SET EXERCISE: Nothing in the data should change when you return it, but leave the pictures out.

[COLLECTED DATA start]

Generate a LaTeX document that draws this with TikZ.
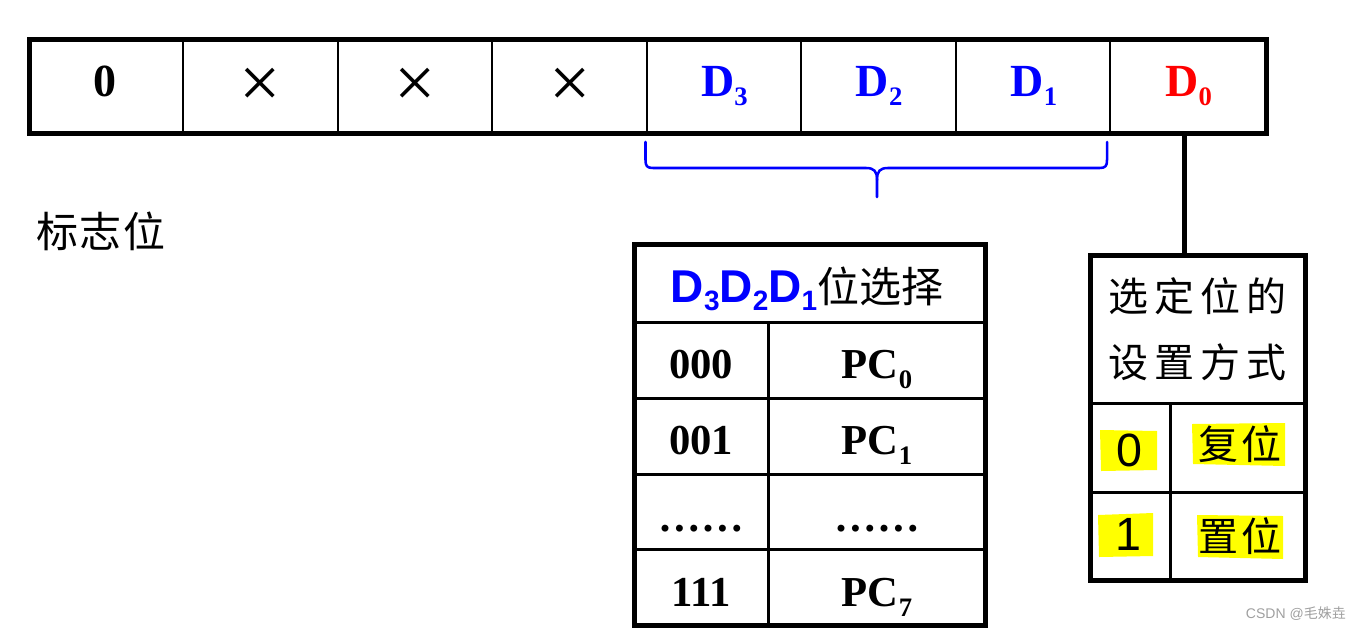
\documentclass[tikz,border=0pt]{standalone}
\usepackage{fontspec}
\setmainfont{Liberation Serif}
\newfontfamily\arialf{Liberation Sans}
\newfontfamily\cjk{Noto Sans CJK SC}
\definecolor{myblue}{RGB}{0,0,255}
\definecolor{myred}{RGB}{255,0,0}
\definecolor{hl}{RGB}{255,255,0}
\newcommand\myfs[1]{\fontsize{#1}{#1}\selectfont}
\newcommand\subd[1]{\raisebox{-6.75pt}{\myfs{20pt}#1}}
\newcommand\subt[1]{\raisebox{-7.5pt}{\myfs{20pt}#1}}
\newcommand\subs[1]{\raisebox{-6pt}{\myfs{21pt}#1}}
\begin{document}
\begin{tikzpicture}[x=0.75pt,y=-0.75pt,
  thickbox/.style={draw, line width=3.75pt, inner sep=0pt},
  thinline/.style={line width=1.5pt},
  midline/.style={line width=2.25pt},
  lbl/.style={inner sep=0pt},
  bigbold/.style={lbl, font=\myfs{34.5pt}\bfseries},
  crossl/.style={lbl, anchor=base, font=\myfs{55pt}},
  cellt/.style={lbl, anchor=base, font=\myfs{32pt}\bfseries},
  cjkt/.style={lbl, font=\cjk\myfs{30pt}},
  hlbox/.style={fill=hl, draw=none},
  bracel/.style={draw=myblue, line width=1.9pt, line cap=round, line join=round}]
\useasboundingbox (0,0) rectangle (1358,632);

% ---------- register ----------
\node[thickbox, minimum width=1236.5*0.75pt, minimum height=93.5*0.75pt] (reg) at (647.75,86.25) {};
\foreach \xx in {183,338,492,647,801,956,1110}
  \draw[thinline] (\xx,39.5) -- (\xx,133);
\node[bigbold] (r7) at (105.4,81) {0};
\node[crossl] (r6) at (260.6,107) {×};
\node[crossl] (r5) at (415.4,107) {×};
\node[crossl] (r4) at (570.1,107) {×};
\node[lbl, anchor=base, font=\myfs{34.5pt}\bfseries, text=myblue] (r3) at (724.4,96.5) {D\subd{3}};
\node[lbl, anchor=base, font=\myfs{34.5pt}\bfseries, text=myblue] (r2) at (879.1,96.5) {D\subd{2}};
\node[lbl, anchor=base, font=\myfs{34.5pt}\bfseries, text=myblue] (r1) at (1033.9,96.5) {D\subd{1}};
\node[lbl, anchor=base, font=\myfs{34.5pt}\bfseries, text=myred] (r0) at (1188.6,96.5) {D\subd{0}};

% ---------- brace ----------
\draw[bracel] (645.5,142) -- (645.5,160) .. controls (645.5,166) and (647,168) .. (653,168)
  -- (866,168) .. controls (874,168) and (877,171) .. (877,180) -- (877,197);
\draw[bracel] (1107,142) -- (1107,160) .. controls (1107,166) and (1105.5,168) .. (1099.5,168)
  -- (888,168) .. controls (880,168) and (877,171) .. (877,180);

% ---------- label ----------
\node[lbl, font=\cjk\myfs{31.5pt}] (flag) at (101,231) {标\hspace{1.5pt}志\hspace{1.5pt}位};

% ---------- table 1 ----------
\node[thickbox, minimum width=351.5*0.75pt, minimum height=381*0.75pt] (t1) at (809.75,435) {};
\draw[midline] (634,322) -- (985.5,322);
\foreach \yy in {398,474,549}
  \draw[midline] (634,\yy) -- (985.5,\yy);
\draw[midline] (768,322) -- (768,625.5);
\node[lbl, anchor=base] (h1) at (807,302)
  {{\arialf\bfseries\myfs{34.5pt}\color{myblue}D\subs{3}D\subs{2}D\subs{1}}{\cjk\myfs{31.5pt}位选择}};
\node[cellt] (a1) at (701,378) {000};
\node[cellt] (b1) at (877,378) {PC\subt{0}};
\node[cellt] (a2) at (701,454) {001};
\node[cellt] (b2) at (877,454) {PC\subt{1}};
\node[cellt] (a3) at (701,531) {……};
\node[cellt] (b3) at (877,531) {……};
\node[cellt] (a4) at (701,606) {111};
\node[cellt] (b4) at (877,606) {PC\subt{7}};

% ---------- table 2 ----------
\node[thickbox, minimum width=215*0.75pt, minimum height=325.5*0.75pt] (t2) at (1198,417.75) {};
\draw[midline] (1090.5,403) -- (1305.5,403);
\draw[midline] (1090.5,492) -- (1305.5,492);
\draw[midline] (1170,403) -- (1170,580.5);
\node[cjkt] (m1) at (1197.5,296.5) {选\hspace{4.5pt}定\hspace{4.5pt}位\hspace{4.5pt}的};
\node[cjkt] (m2) at (1197.5,362.5) {设\hspace{4.5pt}置\hspace{4.5pt}方\hspace{4.5pt}式};
\fill[hl] (1100,430) -- (1157,431) -- (1157,470) -- (1101,471) -- cycle;
\fill[hl] (1192,424) -- (1285,423) -- (1285,466) -- (1193,464) -- cycle;
\fill[hl] (1098,515) -- (1153,513) -- (1153,556) -- (1099,557) -- cycle;
\fill[hl] (1197,515) -- (1283,516) -- (1283,559) -- (1198,557) -- cycle;
\node[lbl, font=\arialf\myfs{35pt}] (z0) at (1129,450) {0};
\node[lbl, font=\arialf\myfs{35pt}] (z1) at (1128,534) {1};
\node[cjkt] (fw) at (1240,444) {复\hspace{2pt}位};
\node[cjkt] (zw) at (1240,536) {置\hspace{2pt}位};

% ---------- connector ----------
\coordinate (d0b) at (1184,133);
\draw[line width=3.75pt] (d0b) -- (d0b |- t2.north);

% ---------- watermark ----------
\node[lbl, anchor=east, text=gray!75, font=\arialf\myfs{10.5pt}] (wm) at (1346,614) {CSDN @{\cjk 毛姝垚}};
\end{tikzpicture}
\end{document}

[COLLECTED DATA end]

WRITTEN RESPONSE:
Generate a LaTeX document that draws this with TikZ.
\documentclass[tikz,border=0pt]{standalone}
\usepackage{fontspec}
\setmainfont{Liberation Serif}
\newfontfamily\arialf{Liberation Sans}
\newfontfamily\cjk{Noto Sans CJK SC}
\definecolor{myblue}{RGB}{0,0,255}
\definecolor{myred}{RGB}{255,0,0}
\definecolor{hl}{RGB}{255,255,0}
\newcommand\myfs[1]{\fontsize{#1}{#1}\selectfont}
\newcommand\subd[1]{\raisebox{-6.75pt}{\myfs{20pt}#1}}
\newcommand\subt[1]{\raisebox{-7.5pt}{\myfs{20pt}#1}}
\newcommand\subs[1]{\raisebox{-6pt}{\myfs{21pt}#1}}
\begin{document}
\begin{tikzpicture}[x=0.75pt,y=-0.75pt,
  thickbox/.style={draw, line width=3.75pt, inner sep=0pt},
  thinline/.style={line width=1.5pt},
  midline/.style={line width=2.25pt},
  lbl/.style={inner sep=0pt},
  bigbold/.style={lbl, font=\myfs{34.5pt}\bfseries},
  crossl/.style={lbl, anchor=base, font=\myfs{55pt}},
  cellt/.style={lbl, anchor=base, font=\myfs{32pt}\bfseries},
  cjkt/.style={lbl, font=\cjk\myfs{30pt}},
  hlbox/.style={fill=hl, draw=none},
  bracel/.style={draw=myblue, line width=1.9pt, line cap=round, line join=round}]
\useasboundingbox (0,0) rectangle (1358,632);

% ---------- register ----------
\node[thickbox, minimum width=1236.5*0.75pt, minimum height=93.5*0.75pt] (reg) at (647.75,86.25) {};
\foreach \xx in {183,338,492,647,801,956,1110}
  \draw[thinline] (\xx,39.5) -- (\xx,133);
\node[bigbold] (r7) at (105.4,81) {0};
\node[crossl] (r6) at (260.6,107) {×};
\node[crossl] (r5) at (415.4,107) {×};
\node[crossl] (r4) at (570.1,107) {×};
\node[lbl, anchor=base, font=\myfs{34.5pt}\bfseries, text=myblue] (r3) at (724.4,96.5) {D\subd{3}};
\node[lbl, anchor=base, font=\myfs{34.5pt}\bfseries, text=myblue] (r2) at (879.1,96.5) {D\subd{2}};
\node[lbl, anchor=base, font=\myfs{34.5pt}\bfseries, text=myblue] (r1) at (1033.9,96.5) {D\subd{1}};
\node[lbl, anchor=base, font=\myfs{34.5pt}\bfseries, text=myred] (r0) at (1188.6,96.5) {D\subd{0}};

% ---------- brace ----------
\draw[bracel] (645.5,142) -- (645.5,160) .. controls (645.5,166) and (647,168) .. (653,168)
  -- (866,168) .. controls (874,168) and (877,171) .. (877,180) -- (877,197);
\draw[bracel] (1107,142) -- (1107,160) .. controls (1107,166) and (1105.5,168) .. (1099.5,168)
  -- (888,168) .. controls (880,168) and (877,171) .. (877,180);

% ---------- label ----------
\node[lbl, font=\cjk\myfs{31.5pt}] (flag) at (101,231) {标\hspace{1.5pt}志\hspace{1.5pt}位};

% ---------- table 1 ----------
\node[thickbox, minimum width=351.5*0.75pt, minimum height=381*0.75pt] (t1) at (809.75,435) {};
\draw[midline] (634,322) -- (985.5,322);
\foreach \yy in {398,474,549}
  \draw[midline] (634,\yy) -- (985.5,\yy);
\draw[midline] (768,322) -- (768,625.5);
\node[lbl, anchor=base] (h1) at (807,302)
  {{\arialf\bfseries\myfs{34.5pt}\color{myblue}D\subs{3}D\subs{2}D\subs{1}}{\cjk\myfs{31.5pt}位选择}};
\node[cellt] (a1) at (701,378) {000};
\node[cellt] (b1) at (877,378) {PC\subt{0}};
\node[cellt] (a2) at (701,454) {001};
\node[cellt] (b2) at (877,454) {PC\subt{1}};
\node[cellt] (a3) at (701,531) {……};
\node[cellt] (b3) at (877,531) {……};
\node[cellt] (a4) at (701,606) {111};
\node[cellt] (b4) at (877,606) {PC\subt{7}};

% ---------- table 2 ----------
\node[thickbox, minimum width=215*0.75pt, minimum height=325.5*0.75pt] (t2) at (1198,417.75) {};
\draw[midline] (1090.5,403) -- (1305.5,403);
\draw[midline] (1090.5,492) -- (1305.5,492);
\draw[midline] (1170,403) -- (1170,580.5);
\node[cjkt] (m1) at (1197.5,296.5) {选\hspace{4.5pt}定\hspace{4.5pt}位\hspace{4.5pt}的};
\node[cjkt] (m2) at (1197.5,362.5) {设\hspace{4.5pt}置\hspace{4.5pt}方\hspace{4.5pt}式};
\fill[hl] (1100,430) -- (1157,431) -- (1157,470) -- (1101,471) -- cycle;
\fill[hl] (1192,424) -- (1285,423) -- (1285,466) -- (1193,464) -- cycle;
\fill[hl] (1098,515) -- (1153,513) -- (1153,556) -- (1099,557) -- cycle;
\fill[hl] (1197,515) -- (1283,516) -- (1283,559) -- (1198,557) -- cycle;
\node[lbl, font=\arialf\myfs{35pt}] (z0) at (1129,450) {0};
\node[lbl, font=\arialf\myfs{35pt}] (z1) at (1128,534) {1};
\node[cjkt] (fw) at (1240,444) {复\hspace{2pt}位};
\node[cjkt] (zw) at (1240,536) {置\hspace{2pt}位};

% ---------- connector ----------
\coordinate (d0b) at (1184,133);
\draw[line width=3.75pt] (d0b) -- (d0b |- t2.north);

% ---------- watermark ----------
\node[lbl, anchor=east, text=gray!75, font=\arialf\myfs{10.5pt}] (wm) at (1346,614) {CSDN @{\cjk 毛姝垚}};
\end{tikzpicture}
\end{document}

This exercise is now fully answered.